**The task**
Your task is to output the listing word for word, with pictures excluded.

══ Data shown ══

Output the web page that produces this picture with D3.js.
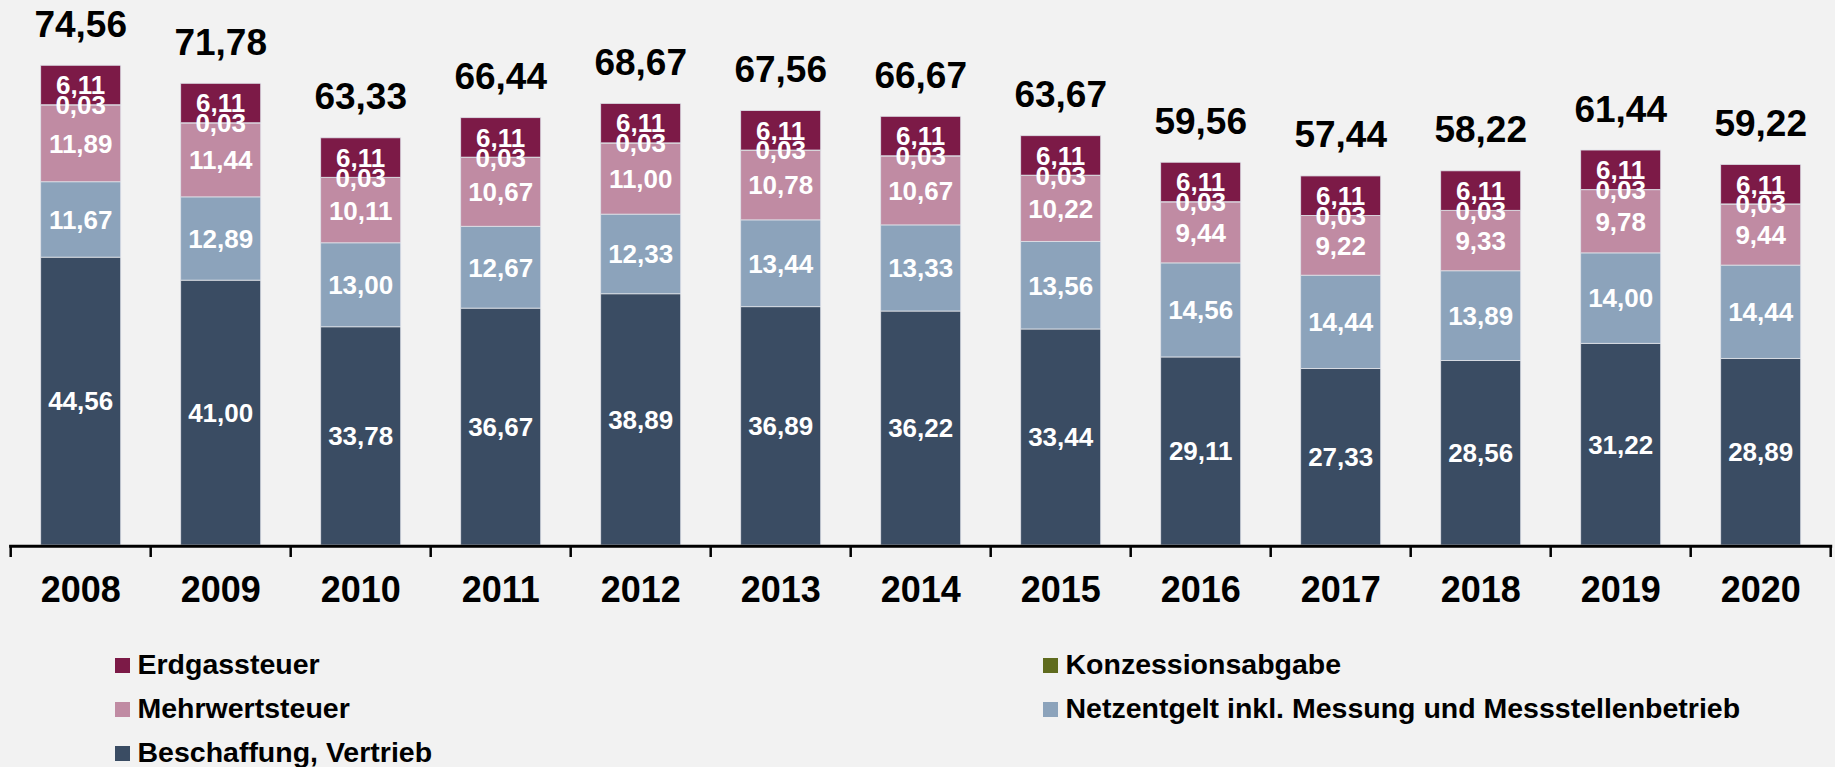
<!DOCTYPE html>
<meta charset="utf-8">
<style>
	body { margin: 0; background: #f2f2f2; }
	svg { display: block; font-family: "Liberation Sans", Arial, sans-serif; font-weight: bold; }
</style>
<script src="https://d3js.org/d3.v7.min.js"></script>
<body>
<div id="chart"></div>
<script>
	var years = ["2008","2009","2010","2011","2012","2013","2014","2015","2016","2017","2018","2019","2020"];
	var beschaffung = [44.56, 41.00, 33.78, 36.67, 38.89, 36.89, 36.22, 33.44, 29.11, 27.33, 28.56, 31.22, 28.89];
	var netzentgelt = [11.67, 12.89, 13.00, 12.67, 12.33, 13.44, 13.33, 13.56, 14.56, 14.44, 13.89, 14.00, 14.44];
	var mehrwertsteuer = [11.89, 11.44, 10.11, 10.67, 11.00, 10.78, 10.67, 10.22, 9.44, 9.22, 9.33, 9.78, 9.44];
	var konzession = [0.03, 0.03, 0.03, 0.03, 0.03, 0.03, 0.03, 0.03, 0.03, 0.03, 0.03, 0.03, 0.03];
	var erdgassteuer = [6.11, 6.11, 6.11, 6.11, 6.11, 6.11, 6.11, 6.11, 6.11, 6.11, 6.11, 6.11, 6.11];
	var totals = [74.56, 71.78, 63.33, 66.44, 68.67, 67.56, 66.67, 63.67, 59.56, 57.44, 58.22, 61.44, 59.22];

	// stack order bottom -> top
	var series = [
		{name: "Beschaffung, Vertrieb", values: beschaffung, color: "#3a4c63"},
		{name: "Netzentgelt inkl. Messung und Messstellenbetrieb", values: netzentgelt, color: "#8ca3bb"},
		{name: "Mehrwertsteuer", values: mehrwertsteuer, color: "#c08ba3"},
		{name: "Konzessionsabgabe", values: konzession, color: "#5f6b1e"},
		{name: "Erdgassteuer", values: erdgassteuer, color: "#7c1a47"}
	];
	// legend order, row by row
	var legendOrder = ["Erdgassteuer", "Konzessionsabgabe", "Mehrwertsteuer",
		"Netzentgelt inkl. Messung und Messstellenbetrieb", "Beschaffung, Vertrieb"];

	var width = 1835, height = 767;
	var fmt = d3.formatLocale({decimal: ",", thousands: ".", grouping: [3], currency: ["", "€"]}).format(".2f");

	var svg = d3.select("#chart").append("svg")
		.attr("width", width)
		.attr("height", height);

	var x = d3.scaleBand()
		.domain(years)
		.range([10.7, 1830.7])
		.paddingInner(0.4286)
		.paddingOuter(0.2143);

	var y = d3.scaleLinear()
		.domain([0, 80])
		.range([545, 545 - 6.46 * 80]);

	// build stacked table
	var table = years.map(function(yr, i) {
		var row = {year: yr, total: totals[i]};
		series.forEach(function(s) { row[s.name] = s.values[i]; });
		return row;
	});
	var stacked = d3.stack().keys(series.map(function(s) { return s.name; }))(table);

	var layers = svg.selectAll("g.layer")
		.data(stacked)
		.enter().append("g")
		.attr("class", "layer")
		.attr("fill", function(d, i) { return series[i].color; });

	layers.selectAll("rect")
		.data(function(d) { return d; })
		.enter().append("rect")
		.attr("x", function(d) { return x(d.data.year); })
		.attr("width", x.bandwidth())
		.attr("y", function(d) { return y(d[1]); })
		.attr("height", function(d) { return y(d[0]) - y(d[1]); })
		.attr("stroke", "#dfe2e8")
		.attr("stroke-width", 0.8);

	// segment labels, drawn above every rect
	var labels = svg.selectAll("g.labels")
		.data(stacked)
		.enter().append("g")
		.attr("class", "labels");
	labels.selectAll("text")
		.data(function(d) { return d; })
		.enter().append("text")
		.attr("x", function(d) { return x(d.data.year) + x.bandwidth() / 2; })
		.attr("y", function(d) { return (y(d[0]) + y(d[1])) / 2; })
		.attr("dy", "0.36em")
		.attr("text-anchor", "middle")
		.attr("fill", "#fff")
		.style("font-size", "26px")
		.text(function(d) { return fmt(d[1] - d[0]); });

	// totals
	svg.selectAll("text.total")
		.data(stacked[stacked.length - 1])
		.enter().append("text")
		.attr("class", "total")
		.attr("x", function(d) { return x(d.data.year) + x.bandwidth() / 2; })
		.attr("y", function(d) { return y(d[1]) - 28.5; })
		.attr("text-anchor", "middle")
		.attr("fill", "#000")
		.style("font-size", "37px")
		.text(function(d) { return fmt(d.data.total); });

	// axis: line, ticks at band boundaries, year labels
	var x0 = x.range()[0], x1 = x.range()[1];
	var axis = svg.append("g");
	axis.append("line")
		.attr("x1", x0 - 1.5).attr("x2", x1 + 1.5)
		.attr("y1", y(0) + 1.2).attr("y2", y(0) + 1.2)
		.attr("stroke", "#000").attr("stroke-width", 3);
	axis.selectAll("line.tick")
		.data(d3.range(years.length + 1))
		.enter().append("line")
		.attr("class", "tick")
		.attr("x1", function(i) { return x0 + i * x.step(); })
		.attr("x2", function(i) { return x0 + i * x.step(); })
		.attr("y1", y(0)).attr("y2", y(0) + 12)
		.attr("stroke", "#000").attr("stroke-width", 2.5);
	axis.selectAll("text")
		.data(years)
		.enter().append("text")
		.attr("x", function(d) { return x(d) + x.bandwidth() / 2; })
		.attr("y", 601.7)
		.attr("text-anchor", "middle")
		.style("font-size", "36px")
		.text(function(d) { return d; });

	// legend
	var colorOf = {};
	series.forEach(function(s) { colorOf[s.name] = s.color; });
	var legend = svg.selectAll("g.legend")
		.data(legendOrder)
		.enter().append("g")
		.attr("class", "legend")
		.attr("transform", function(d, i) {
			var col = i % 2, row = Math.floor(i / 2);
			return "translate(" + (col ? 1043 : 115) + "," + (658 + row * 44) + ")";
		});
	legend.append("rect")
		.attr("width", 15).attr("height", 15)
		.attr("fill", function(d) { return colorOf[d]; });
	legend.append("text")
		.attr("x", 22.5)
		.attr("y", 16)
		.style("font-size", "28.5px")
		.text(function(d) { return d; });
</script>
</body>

═══

**Exercise output**
Output the web page that produces this picture with D3.js.
<!DOCTYPE html>
<meta charset="utf-8">
<style>
	body { margin: 0; background: #f2f2f2; }
	svg { display: block; font-family: "Liberation Sans", Arial, sans-serif; font-weight: bold; }
</style>
<script src="https://d3js.org/d3.v7.min.js"></script>
<body>
<div id="chart"></div>
<script>
	var years = ["2008","2009","2010","2011","2012","2013","2014","2015","2016","2017","2018","2019","2020"];
	var beschaffung = [44.56, 41.00, 33.78, 36.67, 38.89, 36.89, 36.22, 33.44, 29.11, 27.33, 28.56, 31.22, 28.89];
	var netzentgelt = [11.67, 12.89, 13.00, 12.67, 12.33, 13.44, 13.33, 13.56, 14.56, 14.44, 13.89, 14.00, 14.44];
	var mehrwertsteuer = [11.89, 11.44, 10.11, 10.67, 11.00, 10.78, 10.67, 10.22, 9.44, 9.22, 9.33, 9.78, 9.44];
	var konzession = [0.03, 0.03, 0.03, 0.03, 0.03, 0.03, 0.03, 0.03, 0.03, 0.03, 0.03, 0.03, 0.03];
	var erdgassteuer = [6.11, 6.11, 6.11, 6.11, 6.11, 6.11, 6.11, 6.11, 6.11, 6.11, 6.11, 6.11, 6.11];
	var totals = [74.56, 71.78, 63.33, 66.44, 68.67, 67.56, 66.67, 63.67, 59.56, 57.44, 58.22, 61.44, 59.22];

	// stack order bottom -> top
	var series = [
		{name: "Beschaffung, Vertrieb", values: beschaffung, color: "#3a4c63"},
		{name: "Netzentgelt inkl. Messung und Messstellenbetrieb", values: netzentgelt, color: "#8ca3bb"},
		{name: "Mehrwertsteuer", values: mehrwertsteuer, color: "#c08ba3"},
		{name: "Konzessionsabgabe", values: konzession, color: "#5f6b1e"},
		{name: "Erdgassteuer", values: erdgassteuer, color: "#7c1a47"}
	];
	// legend order, row by row
	var legendOrder = ["Erdgassteuer", "Konzessionsabgabe", "Mehrwertsteuer",
		"Netzentgelt inkl. Messung und Messstellenbetrieb", "Beschaffung, Vertrieb"];

	var width = 1835, height = 767;
	var fmt = d3.formatLocale({decimal: ",", thousands: ".", grouping: [3], currency: ["", "€"]}).format(".2f");

	var svg = d3.select("#chart").append("svg")
		.attr("width", width)
		.attr("height", height);

	var x = d3.scaleBand()
		.domain(years)
		.range([10.7, 1830.7])
		.paddingInner(0.4286)
		.paddingOuter(0.2143);

	var y = d3.scaleLinear()
		.domain([0, 80])
		.range([545, 545 - 6.46 * 80]);

	// build stacked table
	var table = years.map(function(yr, i) {
		var row = {year: yr, total: totals[i]};
		series.forEach(function(s) { row[s.name] = s.values[i]; });
		return row;
	});
	var stacked = d3.stack().keys(series.map(function(s) { return s.name; }))(table);

	var layers = svg.selectAll("g.layer")
		.data(stacked)
		.enter().append("g")
		.attr("class", "layer")
		.attr("fill", function(d, i) { return series[i].color; });

	layers.selectAll("rect")
		.data(function(d) { return d; })
		.enter().append("rect")
		.attr("x", function(d) { return x(d.data.year); })
		.attr("width", x.bandwidth())
		.attr("y", function(d) { return y(d[1]); })
		.attr("height", function(d) { return y(d[0]) - y(d[1]); })
		.attr("stroke", "#dfe2e8")
		.attr("stroke-width", 0.8);

	// segment labels, drawn above every rect
	var labels = svg.selectAll("g.labels")
		.data(stacked)
		.enter().append("g")
		.attr("class", "labels");
	labels.selectAll("text")
		.data(function(d) { return d; })
		.enter().append("text")
		.attr("x", function(d) { return x(d.data.year) + x.bandwidth() / 2; })
		.attr("y", function(d) { return (y(d[0]) + y(d[1])) / 2; })
		.attr("dy", "0.36em")
		.attr("text-anchor", "middle")
		.attr("fill", "#fff")
		.style("font-size", "26px")
		.text(function(d) { return fmt(d[1] - d[0]); });

	// totals
	svg.selectAll("text.total")
		.data(stacked[stacked.length - 1])
		.enter().append("text")
		.attr("class", "total")
		.attr("x", function(d) { return x(d.data.year) + x.bandwidth() / 2; })
		.attr("y", function(d) { return y(d[1]) - 28.5; })
		.attr("text-anchor", "middle")
		.attr("fill", "#000")
		.style("font-size", "37px")
		.text(function(d) { return fmt(d.data.total); });

	// axis: line, ticks at band boundaries, year labels
	var x0 = x.range()[0], x1 = x.range()[1];
	var axis = svg.append("g");
	axis.append("line")
		.attr("x1", x0 - 1.5).attr("x2", x1 + 1.5)
		.attr("y1", y(0) + 1.2).attr("y2", y(0) + 1.2)
		.attr("stroke", "#000").attr("stroke-width", 3);
	axis.selectAll("line.tick")
		.data(d3.range(years.length + 1))
		.enter().append("line")
		.attr("class", "tick")
		.attr("x1", function(i) { return x0 + i * x.step(); })
		.attr("x2", function(i) { return x0 + i * x.step(); })
		.attr("y1", y(0)).attr("y2", y(0) + 12)
		.attr("stroke", "#000").attr("stroke-width", 2.5);
	axis.selectAll("text")
		.data(years)
		.enter().append("text")
		.attr("x", function(d) { return x(d) + x.bandwidth() / 2; })
		.attr("y", 601.7)
		.attr("text-anchor", "middle")
		.style("font-size", "36px")
		.text(function(d) { return d; });

	// legend
	var colorOf = {};
	series.forEach(function(s) { colorOf[s.name] = s.color; });
	var legend = svg.selectAll("g.legend")
		.data(legendOrder)
		.enter().append("g")
		.attr("class", "legend")
		.attr("transform", function(d, i) {
			var col = i % 2, row = Math.floor(i / 2);
			return "translate(" + (col ? 1043 : 115) + "," + (658 + row * 44) + ")";
		});
	legend.append("rect")
		.attr("width", 15).attr("height", 15)
		.attr("fill", function(d) { return colorOf[d]; });
	legend.append("text")
		.attr("x", 22.5)
		.attr("y", 16)
		.style("font-size", "28.5px")
		.text(function(d) { return d; });
</script>
</body>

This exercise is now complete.